My dear friend Kristen Friedman has played a pivotal role throughout: she was the only research assistant for the entire project, dating back to our time in Montréal, where she unearthed endless leads about Sloane long before I knew what to do with them. My agent Jennifer Lyons has been an unstinting source of support and friendship, while working with Steph Ebdon, Susie Nicklin and the Marsh Agency has been a pleasure, as has reuniting with Kathleen McDermott at Harvard, whom I thank for her excellent work on the North American edition. My editor Stuart Proffitt made many valuable suggestions regarding the book as a whole and improved it very significantly as a result. Jennifer van der Grinten did excellent work on the bibliography and index. Better late than never, I salute George Paxton, my English teacher at school in Reigate, who always encouraged me to keep writing. Quoting a line from Conrad’s Heart of Darkness, he once instructed us to go home, turn out the light in our bedroom and, when our parents came in to investigate, to respond ‘I am lying here in the dark waiting for death’ – and gauge their reaction.

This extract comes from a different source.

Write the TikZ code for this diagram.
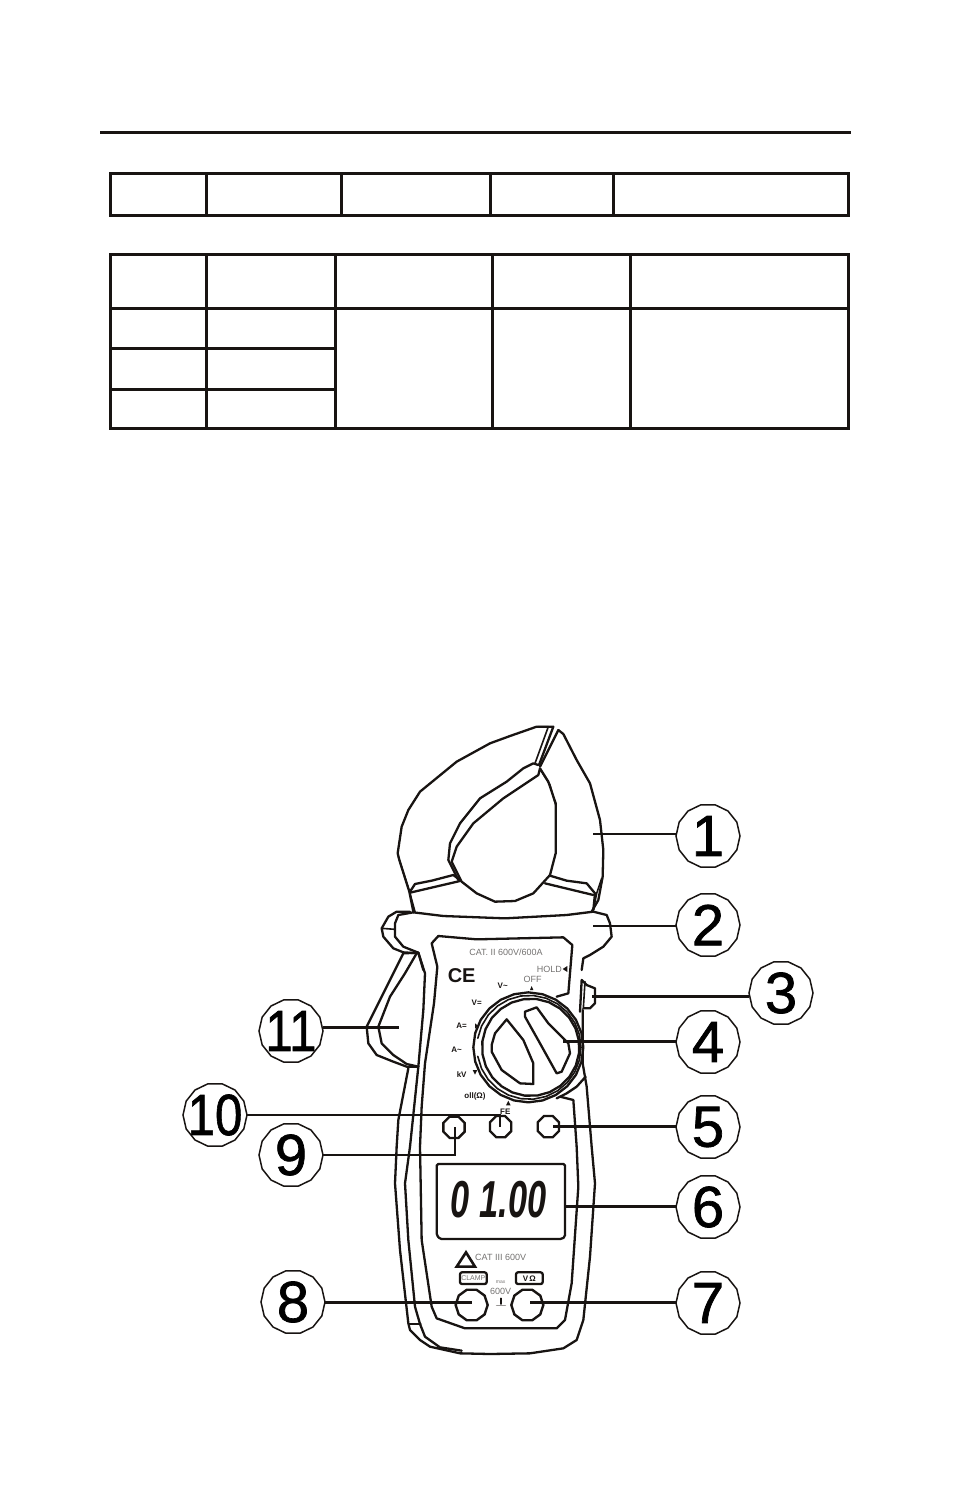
\documentclass[tikz,border=0pt]{standalone}
\usepackage{fontspec}
\setmainfont{Liberation Sans}
\newfontfamily\numfont[FakeBold=1.2]{Liberation Sans}
\usetikzlibrary{shapes.geometric}
\definecolor{ink}{RGB}{24,20,18}
\tikzset{
  rulel/.style={draw=ink,line width=3pt},
  body/.style={draw=ink,line width=2.3pt,line join=round,line cap=round},
  thin body/.style={draw=ink,line width=1.6pt,line join=round,line cap=round},
  lead/.style={draw=ink,line width=2.4pt},
  num/.style={regular polygon,regular polygon sides=14,draw=ink,line width=1.5pt,minimum size=64pt,inner sep=0pt,outer sep=0pt},
  small/.style={text=ink,inner sep=0pt,font=\bfseries\fontsize{8}{9}\selectfont},
  faint/.style={text=ink!60,inner sep=0pt,font=\fontsize{9}{10}\selectfont},
  btn/.style={regular polygon,regular polygon sides=8,draw=ink,line width=2.3pt,minimum size=23pt,inner sep=0pt},
  jack/.style={regular polygon,regular polygon sides=10,draw=ink,line width=2.4pt,minimum size=32pt,inner sep=0pt},
}
\newcommand{\bigdig}[1]{\fontsize{58}{60}\selectfont\numfont #1}
\newcommand{\twodig}[1]{\scalebox{0.85}[1]{\fontsize{58}{60}\selectfont\numfont #1}}
\begin{document}
\begin{tikzpicture}[x=1pt,y=-1pt]
\useasboundingbox (0,0) rectangle (954,1486);
% top rule and tables
\draw[rulel] (100,132) -- (851,132);
\draw[rulel] (110,173) rectangle (848.5,215);
\foreach \xx in {206,341,490,613} \draw[rulel] (\xx,173) -- (\xx,215);
\draw[rulel] (110,254) rectangle (848.5,428);
\draw[rulel] (110,308) -- (848.5,308);
\draw[rulel] (110,348) -- (335,348);
\draw[rulel] (110,389) -- (335,389);
\foreach \xx in {206,335,492,630} \draw[rulel] (\xx,254) -- (\xx,428);
% jaws and collar
\begin{scope}[shift={(360,710)},scale=0.33333]
\draw[body] (160,605)--(148,545)--(118,450)--(113,430)--(125,350)--(145,300)--(180,245)--(235,200)--(290,155)--(390,100)--(450,78)--(530,50)--(580,50)--(537,165);
\draw[thin body] (533,50)--(565,50)--(525,160);
\draw[thin body] (115,440)--(150,550)--(165,605);
\draw[body] (595,60)--(540,170);
\draw[body] (595,60)--(610,72)--(650,150)--(690,220)--(720,330)--(730,420)--(728,500)--(715,570)--(695,605);
\draw[thin body] (725,505)--(710,550)--(700,600);
\draw[body] (535,165)--(520,160)--(490,175)--(440,215)--(360,265)--(300,340)--(270,400)--(265,450)--(295,510);
\draw[body] (535,195)--(430,265)--(340,340)--(290,410)--(275,455)--(305,515)--(350,550)--(405,575)--(465,573)--(520,550)--(570,495)--(587,430)--(587,280)--(565,215)--(540,175)--(535,195);
\draw[thin body] (545,185)--(570,225)--(587,285);
\draw[body] (150,545)--(165,522)--(215,512)--(280,495)--(300,510);
\draw[body] (150,548)--(300,513);
\draw[body] (570,497)--(620,512)--(680,520)--(705,550)--(700,600);
\draw[body] (555,520)--(700,555);
\draw[body] (160,607)--(250,618)--(435,625)--(620,615)--(700,605)--(740,615)--(750,640)--(755,680)--(730,710)--(690,735)--(670,745)--(665,780);
\draw[body] (160,607)--(115,615)--(105,640)--(105,680)--(130,710)--(175,728)--(190,780);
\draw[body] (150,605)--(110,605)--(85,620)--(65,655)--(70,680)--(100,715)--(130,727)--(175,730);
\draw[thin body] (65,655)--(105,658);
\coordinate (t1) at (700,372);
\coordinate (t2) at (700,648);
\end{scope}
% middle: panel, trigger, dial
\begin{scope}[shift={(360,930)},scale=0.33333]
\draw[body] (180,650)--(185,530)--(195,400)--(222,220)--(232,110)--(215,40)--(235,18)--(350,28)--(610,22)--(637,45)--(625,190)--(590,200);
\draw[body] (175,68)--(195,130)--(190,240)--(175,410)--(150,650);
\draw[body] (145,415)--(115,570)--(110,650);
\draw[body] (130,70)--(90,150)--(50,230)--(20,290)--(25,340)--(50,375)--(100,395)--(140,410)--(175,410);
\draw[body] (170,70)--(135,130)--(90,200)--(55,290)--(65,340)--(100,375)--(140,402)--(175,410);
\draw[body] (130,70)--(175,68);
\draw[body] (660,245)--(665,150)--(680,165)--(705,175)--(705,220)--(690,235)--(670,235);
\draw[thin body] (675,155)--(670,235);
\draw[body] (668,240)--(668,400)--(680,470)--(695,650);
\draw[body] (677,440)--(650,470)--(620,490)--(590,505);
\draw[body] (600,500)--(640,510)--(650,650);
% dial rings
\draw[body,fill=white] plot[samples=25,domain=0:360] ({505+165*cos(\x)},{352+165*sin(\x)}) -- cycle;
\draw[thin body] plot[samples=25,domain=10:350] ({507+156*cos(\x+180)},{352+156*sin(\x+180)});
\draw[body] plot[samples=25,domain=0:360] ({512+146*cos(\x+7)},{352+146*sin(\x+7)}) -- cycle;
\draw[body] (495,245)--(530,232)--(565,280)--(625,340)--(630,370)--(605,425)--(590,430)--(540,340)--(495,260)--cycle;
\draw[body] (440,268)--(490,330)--(520,400)--(520,462)--(480,460)--(425,420)--(395,365)--(395,345)--(405,310)--cycle;
% panel text
\node[faint] (cat) at (438,66) {CAT. II 600V/600A};
\node[faint,anchor=west] (hold) at (530,117) {HOLD};
\fill[ink] (622,108)--(622,126)--(608,117)--cycle;
\node[font=\bfseries\fontsize{20}{21}\selectfont,text=ink,inner sep=0pt] (ce) at (305,136) {CE};
\node[faint] (off) at (518,149) {OFF};
\node[small] (vac) at (428,168) {V\textasciitilde};
\node[small] (vdc) at (350,218) {V=};
\node[small] (adc) at (305,288) {A=};
\node[small] (aac) at (290,360) {A\textasciitilde};
\node[small] (kv) at (305,435) {kV};
\node[small] (cont) at (345,500) {oll(Ω)};
\node[small] (fe) at (436,546) {FE};
\fill[ink] (515,168)--(510,180)--(520,180)--cycle;
\fill[ink] (345,280)--(345,296)--(355,288)--cycle;
\fill[ink] (338,420)--(352,420)--(345,434)--cycle;
\fill[ink] (445,512)--(438,526)--(452,526)--cycle;
% buttons
\node[btn] (b9) at (282,592) {};
\node[btn] (b10) at (422,590) {};
\node[btn] (b5) at (565,590) {};
\coordinate (t3) at (695,200);
\coordinate (t4) at (610,335);
\coordinate (t5) at (578,590);
\coordinate (t9a) at (285,590);
\coordinate (t10a) at (420,590);
\coordinate (t11) at (118,292);
\end{scope}
% lower body
\begin{scope}[shift={(390,1140)},scale=0.33333]
\draw[body] (20,20)--(15,130)--(30,330)--(55,550)--(60,570)--(90,600)--(120,620)--(210,640)--(300,642)--(420,640)--(520,625)--(560,600)--(580,540)--(600,350)--(615,130)--(605,20);
\draw[body] (60,20)--(45,130)--(55,300)--(75,500)--(90,552)--(105,590)--(150,622)--(215,632);
\draw[body] (58,553)--(92,553);
\draw[body] (90,20)--(92,130)--(95,300)--(125,500)--(140,535)--(225,565)--(500,565)--(525,540)--(545,430)--(565,140)--(560,20);
\draw[body,rounded corners=1.5pt] (140,72)--(525,72)--(525,290)--(515,297)--(150,297)--(140,285)--cycle;
\node[text=ink,inner sep=0pt] (lcd) at (326,180) {\scalebox{0.66}[1]{\fontsize{52}{54}\selectfont\bfseries\itshape 0 1.00}};
\draw[draw=ink,line width=2.6pt,line join=miter] (200,380)--(228,337)--(255,380)--cycle;
\node[faint,anchor=west] (cat3) at (255,353) {CAT III 600V};
\draw[body,rounded corners=2pt] (210,397) rectangle (290,432);
\draw[body,rounded corners=2pt] (378,397) rectangle (458,432);
\node[faint,font=\fontsize{7}{8}\selectfont] (lb1) at (250,415) {CLAMP};
\node[small] (lb2) at (418,415) {V\,Ω};
\node[faint,font=\fontsize{5}{6}\selectfont] (lb3) at (332,425) {max};
\node[faint] (v600) at (332,455) {600V};
\node[jack] (j8) at (245,495) {};
\node[jack] (j7) at (412,495) {};
\draw[thin body] (333,475)--(333,492);
\draw[thin body,ink!45] (320,497)--(346,497);
\coordinate (t6) at (528,200);
\coordinate (t7) at (420,487);
\coordinate (t8) at (245,487);
\end{scope}
% numbered callouts
\node[num,label={center:\bigdig{1}}] (c1) at (708,836) {};
\node[num,label={center:\bigdig{2}}] (c2) at (708,925) {};
\node[num,label={center:\bigdig{3}}] (c3) at (781,993) {};
\node[num,label={center:\bigdig{4}}] (c4) at (708,1042) {};
\node[num,label={center:\bigdig{5}}] (c5) at (708,1127) {};
\node[num,label={center:\bigdig{6}}] (c6) at (708,1207) {};
\node[num,label={center:\bigdig{7}}] (c7) at (708,1303) {};
\node[num,label={center:\bigdig{8}}] (c8) at (293,1302) {};
\node[num,label={center:\bigdig{9}}] (c9) at (291,1155) {};
\node[num,label={center:\twodig{10}}] (c10) at (215,1115) {};
\node[num,label={center:\twodig{11}}] (c11) at (291,1031) {};
% connectors
\draw[lead] (c1.west |- t1) -- (t1);
\draw[lead] (c2.west |- t2) -- (t2);
\draw[lead] (c3.west |- t3) -- (t3);
\draw[lead] (c4.west |- t4) -- (t4);
\draw[lead] (c5.west |- t5) -- (t5);
\draw[lead] (c6.west |- t6) -- (t6);
\draw[lead] (c7.west |- t7) -- (t7);
\draw[lead] (c8.east |- t8) -- (t8);
\draw[lead] (c9.east) -- (c9.east -| t9a) -- (t9a);
\draw[lead] (c10.east) -- (c10.east -| t10a) -- (t10a);
\draw[lead] (c11.east |- t11) -- (t11);
\end{tikzpicture}
\end{document}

Finally, I would be nothing without my beloved family, who have always looked out for me with love and guidance. I thank my sister Elizabeth Fleure and brother Richard, who cared for me like parents as much as siblings, and my brother David, who remains much missed but still very present. So too do my father Raphael Jack Delbourgo, who was born in the port city of Aden in Yemen and lived in Addis Ababa but spent his later years in Harrington Gardens in Kensington; and my brother-in-law Philip Fleure, whose parents were Jamaican, and who married and made a home with my sister on Old Jamaica Road in Bermondsey. I warmly acknowledge my sister-in-law Helen Cadwallader Delbourgo and my father-in-law the artist Dieter Kopp in Rome. Most of all I thank my mother and my wife, to whom this book is dedicated. Rosella Maria Properzi grew up in Ancona and Porto San Giorgio (Le Marche) before moving to Rome and Addis Ababa and settling in London with my father, where she raised a family. She took me travelling and showed me the world when I was young and I owe my life to her enormous spirit and infinite devotion. My boon companion Laura Kopp has advised me with genius and kindness on every imaginable aspect of this book during our travels from Montréal to New York to London, Rome, Berlin and Jamaica. She makes all good things possible.